It has been announced by The Aluminium Packaging Recycling Organisation (Alupro) that seven out of ten cans sold last year were recycled.
Beverage cans such as beer and pop cans make up the largest sector of 180,000 tonnes of aluminium packaging found on the market.
Interestingly the UK is the largest beverage can market in Europe, with aluminium being the primary metal used for manufacturing.
Rick Hindley, Alupro executive director said:
We are obviously very pleased that aluminium packaging recycling rates continue to increase year on year and it’s particularly nice to reach a new 70% ‘milestone’ for beverage cans.
“The continued growth is due to the support of our members and partners in the wider industry and their commitment to invest in and support our programmes to drive positive, lasting behaviour change among consumers.”
It is the ambition of the European metal packaging sector to reach and exceed an average of 80 per cent metal packaging recycling by 2020.
Despite the optimism Alupro has expressed concern that such targets might be thwarted by lack of Government interest, and lobbied for targets for 2020 to be ‘front loaded.’
The organisation also argued for reform to the Packaging Recovery Notes (PRN) system, which included mandatory registration of reprocessors and exporters to ensure all material collected is reported.

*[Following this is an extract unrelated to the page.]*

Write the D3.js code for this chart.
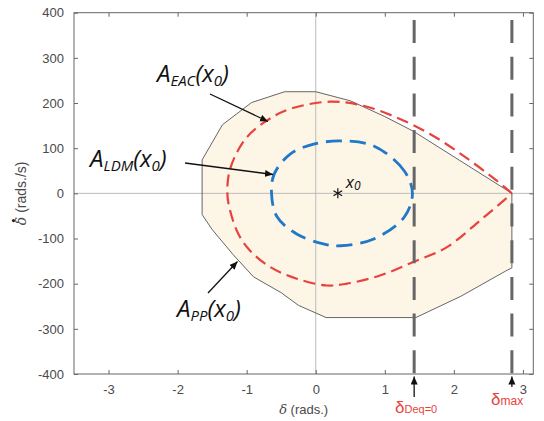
<!DOCTYPE html>
<html><head><meta charset="utf-8">
<script src="https://cdn.jsdelivr.net/npm/d3@7"></script>
<style>body{margin:0;background:#fff} svg{display:block}</style>
</head><body><svg id="c" width="544" height="421"></svg>
<script>
// ---------- data ----------
const xTicks = [-3, -2, -1, 0, 1, 2, 3];
const yTicks = [-400, -300, -200, -100, 0, 100, 200, 300, 400];

// A_PP(x0) polygon (delta, delta-dot)
const ppDelta = [-1.645, -1.35, -0.93, -0.45, 0, 0.5, 1.0, 1.42, 2.84, 2.84, 2.75, 2.1, 1.45, 0.15, -0.25, -0.5, -0.9, -1.2, -1.5, -1.645];
const ppRate  = [74, 152, 201, 225, 225, 205, 170, 137, 0, -165, -172, -228, -275, -275, -248, -220, -185, -135, -80, -47];

// A_EAC(x0) boundary (red dashed)
const eacDelta = [2.84, 2.62, 2.14, 1.66, 1.17, 0.69, 0.21, -0.37, -0.71, -1.02, -1.24, -1.28, -1.24, -1.12, -0.95, -0.66, -0.275, 0.16, 0.45, 0.93, 1.41, 1.9, 2.38, 2.72, 2.84];
const eacRate  = [0, 28, 83, 131, 168, 194, 203, 187, 161, 120, 54, 0, -38, -90, -127, -163, -189, -204, -200, -182, -152, -119, -60, -16, 0];

// A_LDM(x0) boundary (blue dashed, closed)
const ldmDelta = [1.40, 1.28, 0.84, 0.36, -0.03, -0.37, -0.60, -0.64, -0.56, -0.275, 0.11, 0.36, 0.84, 1.28];
const ldmRate  = [0, 50, 105, 116, 109, 87, 43, 0, -52, -90, -112, -116, -101, -53];

const x0Point = [0.32, 0];
const deltaMarks = [1.425, 2.84];   // delta_Deq=0, delta_max

// ---------- chart ----------
const svg = d3.select("#c");
const X = d3.scaleLinear().domain([-3.5, 3.15]).range([74, 533.3]);
const Y = d3.scaleLinear().domain([-400, 400]).range([374, 12.7]);
const [x0p, x1p] = X.range(), [y0p, y1p] = Y.range();

const defs = svg.append("defs");
defs.append("marker").attr("id", "ah").attr("markerUnits", "userSpaceOnUse")
  .attr("markerWidth", 10).attr("markerHeight", 8).attr("refX", 8).attr("refY", 3.5)
  .attr("orient", "auto")
  .append("path").attr("d", "M0,0 L8,3.5 L0,7 Z").attr("fill", "#111");

const zip = (a, b) => a.map((v, i) => [v, b[i]]);
const ppPts = zip(ppDelta, ppRate), eacPts = zip(eacDelta, eacRate), ldmPts = zip(ldmDelta, ldmRate);

// polygon fill
const polyLine = d3.line().x(d => X(d[0])).y(d => Y(d[1])).curve(d3.curveLinearClosed);
svg.append("path").attr("d", polyLine(ppPts)).attr("fill", "#fdf5e6").attr("stroke", "none");

// zero lines
svg.append("line").attr("x1", X(0)).attr("x2", X(0)).attr("y1", y1p).attr("y2", y0p).attr("stroke", "#bbb").attr("stroke-width", 1);
svg.append("line").attr("x1", x0p).attr("x2", x1p).attr("y1", Y(0)).attr("y2", Y(0)).attr("stroke", "#bbb").attr("stroke-width", 1);

// polygon outline
svg.append("path").attr("d", polyLine(ppPts)).attr("fill", "none").attr("stroke", "#555").attr("stroke-width", 0.9);

// EAC (red dashed)
svg.append("path")
  .attr("d", d3.line().x(d => X(d[0])).y(d => Y(d[1])).curve(d3.curveCatmullRom)(eacPts))
  .attr("fill", "none").attr("stroke", "#e8423d").attr("stroke-width", 2.2)
  .attr("stroke-dasharray", "12,6");

// LDM (blue dashed)
svg.append("path")
  .attr("d", d3.line().x(d => X(d[0])).y(d => Y(d[1])).curve(d3.curveCatmullRomClosed)(ldmPts))
  .attr("fill", "none").attr("stroke", "#1f78c8").attr("stroke-width", 2.8)
  .attr("stroke-dasharray", "16,8");

// vertical dashed lines
svg.selectAll(".vd").data(deltaMarks).enter().append("line")
  .attr("x1", d => X(d)).attr("x2", d => X(d)).attr("y1", y1p).attr("y2", y0p)
  .attr("stroke", "#666").attr("stroke-width", 3)
  .attr("stroke-dasharray", "23,13.7").attr("stroke-dashoffset", 29.4);

// x0 star
const sx = X(x0Point[0]), sy = Y(x0Point[1]);
[90, 30, 150].forEach(a => {
  const r = 5, t = a * Math.PI / 180;
  svg.append("line").attr("x1", sx - r * Math.cos(t)).attr("y1", sy - r * Math.sin(t))
    .attr("x2", sx + r * Math.cos(t)).attr("y2", sy + r * Math.sin(t))
    .attr("stroke", "#111").attr("stroke-width", 1.2);
});
const x0t = svg.append("text").attr("x", sx + 8).attr("y", sy - 5)
  .attr("font-family", "'Open Sans', sans-serif").attr("font-style", "italic").attr("fill", "#111").attr("font-size", 17);
x0t.append("tspan").text("x");
x0t.append("tspan").attr("font-size", 12).attr("dy", 2).text("0");

// annotation labels with subscripts
function label(xp, yp, sub) {
  const t = svg.append("text").attr("x", xp).attr("y", yp)
    .attr("font-family", "'Open Sans', sans-serif").attr("font-style", "italic")
    .attr("fill", "#111").attr("font-size", 24);
  t.append("tspan").text("A");
  t.append("tspan").attr("font-size", 15).attr("dy", 4).text(sub);
  t.append("tspan").attr("dy", -4).text("(x");
  t.append("tspan").attr("font-size", 15).attr("dy", 4).text("0");
  t.append("tspan").attr("dy", -4).text(")");
}
label(157, 82, "EAC");
label(90, 167, "LDM");
label(177, 317, "PP");

function arrow(xa, ya, xb, yb) {
  svg.append("line").attr("x1", xa).attr("y1", ya).attr("x2", xb).attr("y2", yb)
    .attr("stroke", "#111").attr("stroke-width", 1.3).attr("marker-end", "url(#ah)");
}
arrow(210, 94, 268, 121.5);
arrow(185, 163, 273, 174.5);
arrow(208, 293, 237.5, 261.5);

// axes
const axCol = "#666", txtCol = "#4a4a4a";
const fmt = d => String(d);
function styleAxis(g, showText) {
  g.select(".domain").remove();
  g.selectAll(".tick line").attr("stroke", axCol);
  g.selectAll(".tick text").attr("fill", txtCol).attr("font-size", 13)
    .attr("font-family", "'Liberation Sans', Arial, sans-serif");
  if (!showText) g.selectAll(".tick text").remove();
}
svg.append("g").attr("transform", `translate(0,${y0p})`)
  .call(d3.axisBottom(X).tickValues(xTicks).tickSize(-4).tickPadding(11).tickFormat(fmt))
  .call(g => styleAxis(g, true));
svg.append("g").attr("transform", `translate(0,${y1p})`)
  .call(d3.axisTop(X).tickValues(xTicks).tickSize(-4))
  .call(g => styleAxis(g, false));
svg.append("g").attr("transform", `translate(${x0p},0)`)
  .call(d3.axisLeft(Y).tickValues(yTicks).tickSize(-4).tickPadding(10).tickFormat(fmt))
  .call(g => styleAxis(g, true));
svg.append("g").attr("transform", `translate(${x1p},0)`)
  .call(d3.axisRight(Y).tickValues(yTicks).tickSize(-4))
  .call(g => styleAxis(g, false));
svg.append("rect").attr("x", x0p).attr("y", y1p).attr("width", x1p - x0p).attr("height", y0p - y1p)
  .attr("fill", "none").attr("stroke", axCol).attr("stroke-width", 1);

// axis titles
const xl = svg.append("text").attr("x", (x0p + x1p) / 2).attr("y", 414).attr("text-anchor", "middle")
  .attr("fill", txtCol).attr("font-size", 13).attr("font-family", "'Liberation Sans', Arial, sans-serif");
xl.append("tspan").attr("font-family", "'DejaVu Serif', serif").attr("font-style", "italic").text("δ");
xl.append("tspan").text(" (rads.)");

const yg = svg.append("g").attr("transform", `translate(26,${(y0p + y1p) / 2}) rotate(-90)`);
const yl = yg.append("text").attr("text-anchor", "middle")
  .attr("fill", txtCol).attr("font-size", 14).attr("font-family", "'Liberation Sans', Arial, sans-serif");
const ydel = yl.append("tspan").attr("font-family", "'DejaVu Serif', serif").attr("font-style", "italic").text("δ");
yl.append("tspan").text(" (rads./s)");
// dot above delta (time derivative)
const tw = yl.node().getComputedTextLength();
const dw = ydel.node().getComputedTextLength();
yg.append("circle").attr("cx", -tw / 2 + dw * 0.55).attr("cy", -12.5).attr("r", 1.6).attr("fill", "#222");

// delta markers below the axis
arrow(X(deltaMarks[0]), 397, X(deltaMarks[0]), 376.5);
arrow(X(deltaMarks[1]), 387, X(deltaMarks[1]), 376.5);
const red = "#e8423d";
const d1 = svg.append("text").attr("x", 395).attr("y", 413).attr("fill", red)
  .attr("font-family", "'Liberation Sans', Arial, sans-serif").attr("font-size", 17);
d1.append("tspan").text("δ");
d1.append("tspan").attr("font-size", 11).text("Deq=0");
const d2 = svg.append("text").attr("x", 491).attr("y", 405).attr("fill", red)
  .attr("font-family", "'Liberation Sans', Arial, sans-serif").attr("font-size", 17);
d2.append("tspan").text("δ");
d2.append("tspan").attr("font-size", 12).text("max");
</script></body></html>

The organisation was said to feel frustration when recycling pleas were ignored in 2017.
We remain convinced that future growth in aluminium recycling performance is achievable within the current system, subject to a few revisions which will ensure all recycling is accurately reported and that behaviour change programmes are properly funded on a fair and equitable basis.
“Alupro believes that communication is the missing link between the collection infrastructure and recycling growth, as has been proved over and again by industry-funded programmes like MetalMatters and Every Can Counts.
“Our focus remains to make people aware of the aluminium in the packaging they use every day and how to recycle it so that the metal can be given a new life, over and over again.”
It is thought that at least £36 million worth of aluminium is sent to landfills each year.